Basically, I compute overlapping 3-gram count of candidates to select the best correction. However, some of the sentenses have only two word. Therefore, I use bigram instead of 3-gram and compute count of candidates. If **Linggle** can not find at least one new words combination, I just concatenate the origin sub-string to the correction sentence.
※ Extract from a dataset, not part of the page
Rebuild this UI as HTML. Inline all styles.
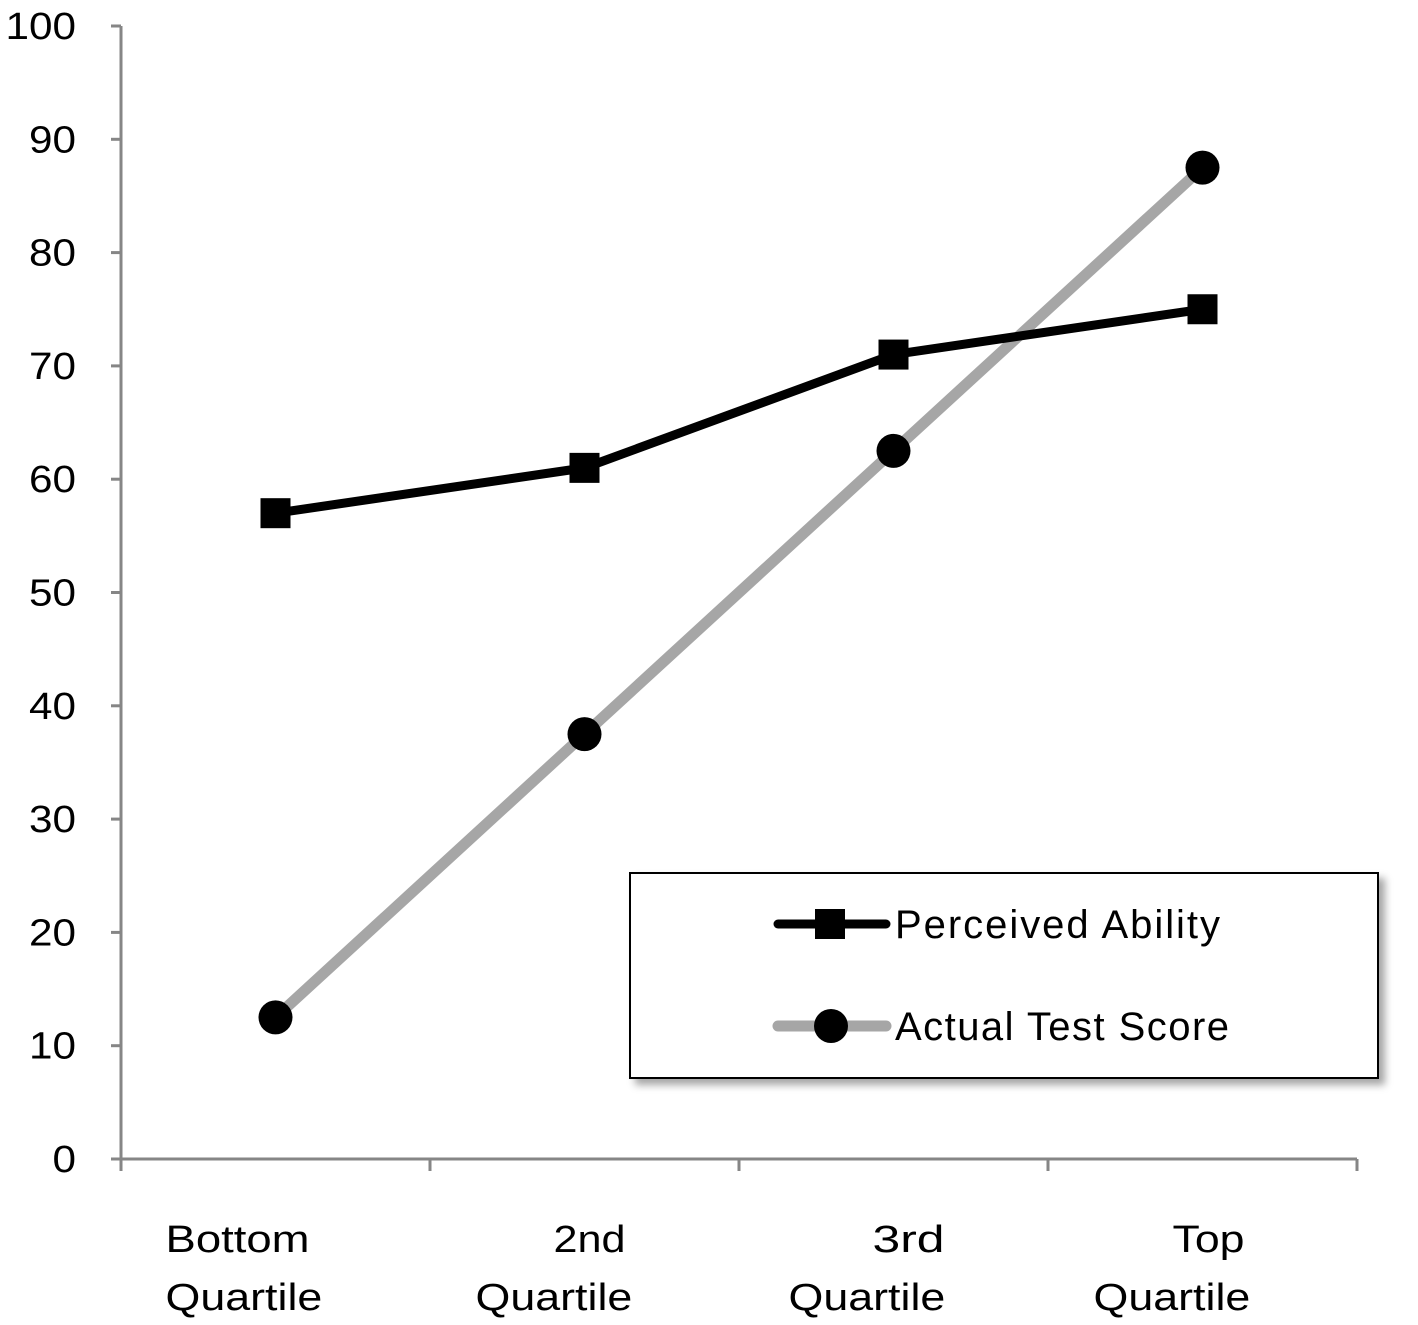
<!DOCTYPE html>
<html><head><meta charset="utf-8"><style>
body{margin:0;background:#fff;}
svg{display:block;font-family:"Liberation Sans",sans-serif;}
</style></head><body>
<svg id="chart" width="1418" height="1325" viewBox="0 0 1418 1325">
<defs><filter id="sh" x="-5%" y="-5%" width="115%" height="120%"><feDropShadow dx="6" dy="6" stdDeviation="4" flood-color="#000" flood-opacity="0.35"/></filter></defs>
<g id="axes"></g>
<g id="series"></g>
<g id="legend">
<rect x="630" y="873" width="748" height="205" fill="#fff" stroke="#000" stroke-width="2" filter="url(#sh)"/>
<g>
<line x1="778" y1="924" x2="886" y2="924" stroke="#000" stroke-width="9" stroke-linecap="round"/>
<rect x="815" y="909" width="30" height="30" fill="#000"/>
<text x="895" y="938" font-size="40" textLength="325" lengthAdjust="spacing" fill="#000">Perceived Ability</text></g>
<g>
<line x1="778" y1="1026" x2="886" y2="1026" stroke="#a6a6a6" stroke-width="11" stroke-linecap="round"/>
<circle cx="831" cy="1026" r="17" fill="#000"/>
<text x="895" y="1040" font-size="40" textLength="334" lengthAdjust="spacing" fill="#000">Actual Test Score</text></g>
</g>
</svg>
<script>
const categories=[["Bottom","Quartile"],["2nd","Quartile"],["3rd","Quartile"],["Top","Quartile"]];
const perceived=[57,61,71,75];
const actual=[12.5,37.5,62.5,87.5];
const yTicks=[0,10,20,30,40,50,60,70,80,90,100];
const NS="http://www.w3.org/2000/svg";
const X0=121,X1=1357,Y0=1159,Y1=26;
const y=v=>Y0-(v/100)*(Y0-Y1);
const bw=(X1-X0)/categories.length;
const x=i=>X0+bw*(i+0.5);
const line1Off=[-110,-31,-21,-30];
const line2Off=[-110,-109,-105,-109];
function mk(t,a,p){const e=document.createElementNS(NS,t);for(const k in a)e.setAttribute(k,a[k]);p.appendChild(e);return e;}
const ax=document.getElementById('axes');
let l=mk('line',{x1:X0,y1:Y1,x2:X0,y2:Y0,stroke:'#868686','stroke-width':3},ax);


l=mk('line',{x1:X0,y1:Y0,x2:X1,y2:Y0,stroke:'#868686','stroke-width':3},ax);


yTicks.forEach(v=>{
 mk('line',{x1:X0-10,y1:y(v),x2:X0,y2:y(v),stroke:'#868686','stroke-width':3},ax);
 const s=String(v);
 const t=mk('text',{x:76,y:y(v)+13,'font-size':38,'text-anchor':'end',fill:'#000',textLength:s.length*23.5,lengthAdjust:'spacingAndGlyphs'},ax);
 t.textContent=s;
 
 
});
for(let i=0;i<=categories.length;i++)mk('line',{x1:X0+bw*i,y1:Y0,x2:X0+bw*i,y2:Y0+12,stroke:'#868686','stroke-width':3},ax);
categories.forEach((c,i)=>{
 const g=mk('g',{},ax);
 
 
 const a=mk('text',{x:x(i)+line1Off[i],y:1252,'font-size':38,fill:'#000',textLength:c[0].length*24,lengthAdjust:'spacingAndGlyphs'},g);a.textContent=c[0];
 const b=mk('text',{x:x(i)+line2Off[i],y:1310,'font-size':38,fill:'#000',textLength:c[1].length*19.6,lengthAdjust:'spacingAndGlyphs'},g);b.textContent=c[1];
});
const se=document.getElementById('series');
let p=mk('polyline',{points:actual.map((v,i)=>x(i)+','+y(v)).join(' '),fill:'none',stroke:'#a6a6a6','stroke-width':11,'stroke-linejoin':'round'},se);


p=mk('polyline',{points:perceived.map((v,i)=>x(i)+','+y(v)).join(' '),fill:'none',stroke:'#000','stroke-width':9,'stroke-linejoin':'round'},se);


perceived.forEach((v,i)=>{
 const r=mk('rect',{x:x(i)-15,y:y(v)-15,width:30,height:30,fill:'#000'},se);
 
 
});
actual.forEach((v,i)=>{
 const c=mk('circle',{cx:x(i),cy:y(v),r:17,fill:'#000'},se);
 
 
});
</script>
</body></html>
In terms of candidates, I extend the big.txt and include confusable words as well.

### correction output

In [10]:
final_output

[u'i felt very strang',
 u'at break time',
 u'when the black was finished',
 u'in the center when it was snowing',
 u'i thought it was a most',
 u'everything expect the houses',
 u'when i first stepped',
 u'and saw streaks colow people',
 u'and saw streaks colow people',
 u'i was on an exception',
 u'i noticed that i was on this thing',
 u'through the fence',
 u'the hunters killed them',
 u'they kill birds with their narrow',
 u'make a deep hole',
 u'to tidy up his garden',
 u'the wind belt the leaves',
 u'mr j. was very angry',
 u'garden full of leaves',
 u'talk to the manger',
 u'they throw a hero',
 u'an ansion method of hunting',
 u'after the dear',
 'the birds flu up',
 u'making any noise',
 u'bring it straight to the hunters',
 u'this menes a man waits',
 u'a man waits for the animal',
 u'an arrow in his hand',
 u'they dig a hole',
 u'a piece of bait',
 u'this tarpp looks like a cave',
 'they make nose',
 u'the animals are heard',
 u'the diabetes will run',
 u'they throw stones',

### normalize groundtruth text for comparison

In [11]:
cleaned_correct = []
for string in correct:
    cleaned_correct.append(string.strip().lower().replace(".",""))
cleaned_correct

['i felt very strange',
 'at break time',
 'when the break was finished',
 'in the winter when it was snowing',
 'i thought it was a ghost',
 'everything except the houses',
 'when i first stepped',
 'and saw strange colow people',
 'and saw streagh coloured people',
 'i was on an escalator',
 'i noticed that i was on this thing',
 'through the fence',
 'the hunters kill them',
 'they kill birds with their arrow',
 'make a deep hole',
 'to tidy up his garden',
 'the wind blew the leaves',
 'mr j was very angry',
 'garden full of leaves',
 'talk to the manager',
 'they throw a arrow',
 'an ancient method of hunting',
 'after the deer',
 'the birds flew up',
 'making any noise',
 'bring it straight to the hunters',
 'this means a man waits',
 'a man waits for the animal',
 'an arrow in his hand',
 'they dig a hole',
 'a piece of bait',
 'this trap looks like a cave',
 'they make noise',
 'the animals are scared',
 'the rabbits will run',
 'they throw stones',
 'they chasing the animals',

### calculate hits 

In [12]:
same_count = 0
hits = 0
corrections = 0
final_output_wordList = []
for string_output, truth,error in zip(final_output,cleaned_correct,clean_error):
    for word_output, word_truth,word_error in zip(string_output.split(),truth.split(),error.split()):
        if word_output == word_truth and word_output != word_error:
            hits +=1 
            corrections += 1
        elif word_output != word_error:
            corrections += 1

In [13]:
print "hit:",hits
print "correcitons:",corrections

hit: 100
correcitons: 141


In [15]:
precision = float(hits)/corrections
recall = float(hits)/183
falsealarm = float(corrections-hits)/corrections
print "Precision:", precision
print "Recall:", recall#we have total 183 errors
print "FalseAlarm:",falsealarm

 Precision: 0.709219858156
Recall: 0.546448087432
FalseAlarm: 0.290780141844


In [16]:
print "F1-score:" ,2 *precision*recall / (precision+recall)

F1-score: 0.617283950617


## Challenges

1. In the begining, it tooks lots of time to correct the sentences since Netspeak was slow. After Teacher released Linggle API, I felt comfortable correcting the sentences!
2. Some words were not in the big.text. So even if Linggle is powerful, it couldn't be fed by some other potential candidates. Therefore, I added text from brown corpus. The performance was a little bit improved.
3. Considering confusable words is useful.